** Task goal **
Reproduce the listing exactly, with no pictures in your copy.

BEGIN Provided material

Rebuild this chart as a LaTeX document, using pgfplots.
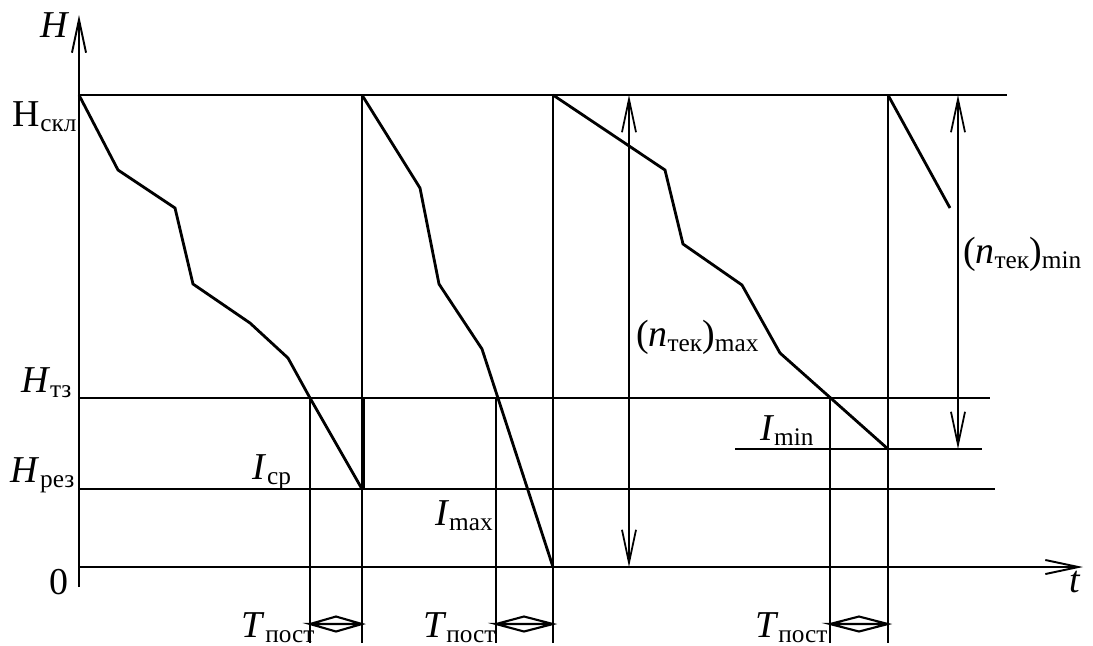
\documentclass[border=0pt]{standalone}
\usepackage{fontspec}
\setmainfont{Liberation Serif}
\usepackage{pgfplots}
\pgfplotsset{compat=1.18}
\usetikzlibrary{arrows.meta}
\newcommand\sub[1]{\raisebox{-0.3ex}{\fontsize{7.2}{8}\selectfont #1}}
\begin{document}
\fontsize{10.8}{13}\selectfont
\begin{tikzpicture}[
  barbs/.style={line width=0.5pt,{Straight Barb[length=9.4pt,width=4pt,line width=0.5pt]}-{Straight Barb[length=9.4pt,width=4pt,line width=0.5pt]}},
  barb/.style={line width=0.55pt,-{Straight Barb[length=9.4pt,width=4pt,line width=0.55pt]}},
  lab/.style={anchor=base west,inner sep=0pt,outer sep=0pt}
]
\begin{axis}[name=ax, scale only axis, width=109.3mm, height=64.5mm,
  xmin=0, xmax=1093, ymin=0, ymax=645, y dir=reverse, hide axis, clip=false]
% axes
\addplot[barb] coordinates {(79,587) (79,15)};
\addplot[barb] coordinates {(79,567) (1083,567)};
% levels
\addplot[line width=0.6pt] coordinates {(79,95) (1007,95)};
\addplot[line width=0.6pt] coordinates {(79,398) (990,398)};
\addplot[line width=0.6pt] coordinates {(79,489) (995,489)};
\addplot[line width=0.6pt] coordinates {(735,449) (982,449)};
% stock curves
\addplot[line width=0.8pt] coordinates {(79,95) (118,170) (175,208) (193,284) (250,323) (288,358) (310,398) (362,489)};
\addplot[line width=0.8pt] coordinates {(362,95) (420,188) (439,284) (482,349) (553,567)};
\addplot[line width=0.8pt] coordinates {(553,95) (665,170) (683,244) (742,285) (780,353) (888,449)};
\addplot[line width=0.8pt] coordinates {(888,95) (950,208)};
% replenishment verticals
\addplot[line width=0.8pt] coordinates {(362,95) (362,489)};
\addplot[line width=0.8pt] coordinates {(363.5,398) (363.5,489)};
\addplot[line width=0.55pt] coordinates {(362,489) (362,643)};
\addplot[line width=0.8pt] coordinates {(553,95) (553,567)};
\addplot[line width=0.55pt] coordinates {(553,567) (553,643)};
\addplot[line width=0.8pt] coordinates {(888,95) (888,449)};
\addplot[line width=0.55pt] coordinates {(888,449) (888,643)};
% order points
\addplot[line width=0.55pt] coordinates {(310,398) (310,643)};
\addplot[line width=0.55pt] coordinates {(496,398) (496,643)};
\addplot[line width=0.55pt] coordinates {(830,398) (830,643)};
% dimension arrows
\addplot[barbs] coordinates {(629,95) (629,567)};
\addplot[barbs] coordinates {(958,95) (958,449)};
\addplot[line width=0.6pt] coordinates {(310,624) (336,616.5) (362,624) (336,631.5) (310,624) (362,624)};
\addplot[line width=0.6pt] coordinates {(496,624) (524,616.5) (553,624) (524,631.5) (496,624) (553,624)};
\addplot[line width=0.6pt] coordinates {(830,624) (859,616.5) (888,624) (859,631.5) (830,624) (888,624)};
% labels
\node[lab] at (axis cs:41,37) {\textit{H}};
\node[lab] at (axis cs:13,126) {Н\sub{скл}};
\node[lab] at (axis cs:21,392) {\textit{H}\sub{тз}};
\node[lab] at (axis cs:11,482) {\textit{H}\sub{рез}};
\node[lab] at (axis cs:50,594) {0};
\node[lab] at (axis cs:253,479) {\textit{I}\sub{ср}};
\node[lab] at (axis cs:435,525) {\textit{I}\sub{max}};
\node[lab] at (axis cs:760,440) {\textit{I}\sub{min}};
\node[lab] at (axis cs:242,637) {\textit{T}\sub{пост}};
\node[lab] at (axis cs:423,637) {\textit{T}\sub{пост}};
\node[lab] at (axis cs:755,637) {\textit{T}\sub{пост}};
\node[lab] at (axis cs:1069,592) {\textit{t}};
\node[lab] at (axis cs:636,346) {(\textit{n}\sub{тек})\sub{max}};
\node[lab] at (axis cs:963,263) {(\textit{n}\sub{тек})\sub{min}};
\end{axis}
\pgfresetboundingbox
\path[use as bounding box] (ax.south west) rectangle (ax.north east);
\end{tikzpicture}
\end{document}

END Provided material

** Response for this exercise **
Rebuild this chart as a LaTeX document, using pgfplots.
\documentclass[border=0pt]{standalone}
\usepackage{fontspec}
\setmainfont{Liberation Serif}
\usepackage{pgfplots}
\pgfplotsset{compat=1.18}
\usetikzlibrary{arrows.meta}
\newcommand\sub[1]{\raisebox{-0.3ex}{\fontsize{7.2}{8}\selectfont #1}}
\begin{document}
\fontsize{10.8}{13}\selectfont
\begin{tikzpicture}[
  barbs/.style={line width=0.5pt,{Straight Barb[length=9.4pt,width=4pt,line width=0.5pt]}-{Straight Barb[length=9.4pt,width=4pt,line width=0.5pt]}},
  barb/.style={line width=0.55pt,-{Straight Barb[length=9.4pt,width=4pt,line width=0.55pt]}},
  lab/.style={anchor=base west,inner sep=0pt,outer sep=0pt}
]
\begin{axis}[name=ax, scale only axis, width=109.3mm, height=64.5mm,
  xmin=0, xmax=1093, ymin=0, ymax=645, y dir=reverse, hide axis, clip=false]
% axes
\addplot[barb] coordinates {(79,587) (79,15)};
\addplot[barb] coordinates {(79,567) (1083,567)};
% levels
\addplot[line width=0.6pt] coordinates {(79,95) (1007,95)};
\addplot[line width=0.6pt] coordinates {(79,398) (990,398)};
\addplot[line width=0.6pt] coordinates {(79,489) (995,489)};
\addplot[line width=0.6pt] coordinates {(735,449) (982,449)};
% stock curves
\addplot[line width=0.8pt] coordinates {(79,95) (118,170) (175,208) (193,284) (250,323) (288,358) (310,398) (362,489)};
\addplot[line width=0.8pt] coordinates {(362,95) (420,188) (439,284) (482,349) (553,567)};
\addplot[line width=0.8pt] coordinates {(553,95) (665,170) (683,244) (742,285) (780,353) (888,449)};
\addplot[line width=0.8pt] coordinates {(888,95) (950,208)};
% replenishment verticals
\addplot[line width=0.8pt] coordinates {(362,95) (362,489)};
\addplot[line width=0.8pt] coordinates {(363.5,398) (363.5,489)};
\addplot[line width=0.55pt] coordinates {(362,489) (362,643)};
\addplot[line width=0.8pt] coordinates {(553,95) (553,567)};
\addplot[line width=0.55pt] coordinates {(553,567) (553,643)};
\addplot[line width=0.8pt] coordinates {(888,95) (888,449)};
\addplot[line width=0.55pt] coordinates {(888,449) (888,643)};
% order points
\addplot[line width=0.55pt] coordinates {(310,398) (310,643)};
\addplot[line width=0.55pt] coordinates {(496,398) (496,643)};
\addplot[line width=0.55pt] coordinates {(830,398) (830,643)};
% dimension arrows
\addplot[barbs] coordinates {(629,95) (629,567)};
\addplot[barbs] coordinates {(958,95) (958,449)};
\addplot[line width=0.6pt] coordinates {(310,624) (336,616.5) (362,624) (336,631.5) (310,624) (362,624)};
\addplot[line width=0.6pt] coordinates {(496,624) (524,616.5) (553,624) (524,631.5) (496,624) (553,624)};
\addplot[line width=0.6pt] coordinates {(830,624) (859,616.5) (888,624) (859,631.5) (830,624) (888,624)};
% labels
\node[lab] at (axis cs:41,37) {\textit{H}};
\node[lab] at (axis cs:13,126) {Н\sub{скл}};
\node[lab] at (axis cs:21,392) {\textit{H}\sub{тз}};
\node[lab] at (axis cs:11,482) {\textit{H}\sub{рез}};
\node[lab] at (axis cs:50,594) {0};
\node[lab] at (axis cs:253,479) {\textit{I}\sub{ср}};
\node[lab] at (axis cs:435,525) {\textit{I}\sub{max}};
\node[lab] at (axis cs:760,440) {\textit{I}\sub{min}};
\node[lab] at (axis cs:242,637) {\textit{T}\sub{пост}};
\node[lab] at (axis cs:423,637) {\textit{T}\sub{пост}};
\node[lab] at (axis cs:755,637) {\textit{T}\sub{пост}};
\node[lab] at (axis cs:1069,592) {\textit{t}};
\node[lab] at (axis cs:636,346) {(\textit{n}\sub{тек})\sub{max}};
\node[lab] at (axis cs:963,263) {(\textit{n}\sub{тек})\sub{min}};
\end{axis}
\pgfresetboundingbox
\path[use as bounding box] (ax.south west) rectangle (ax.north east);
\end{tikzpicture}
\end{document}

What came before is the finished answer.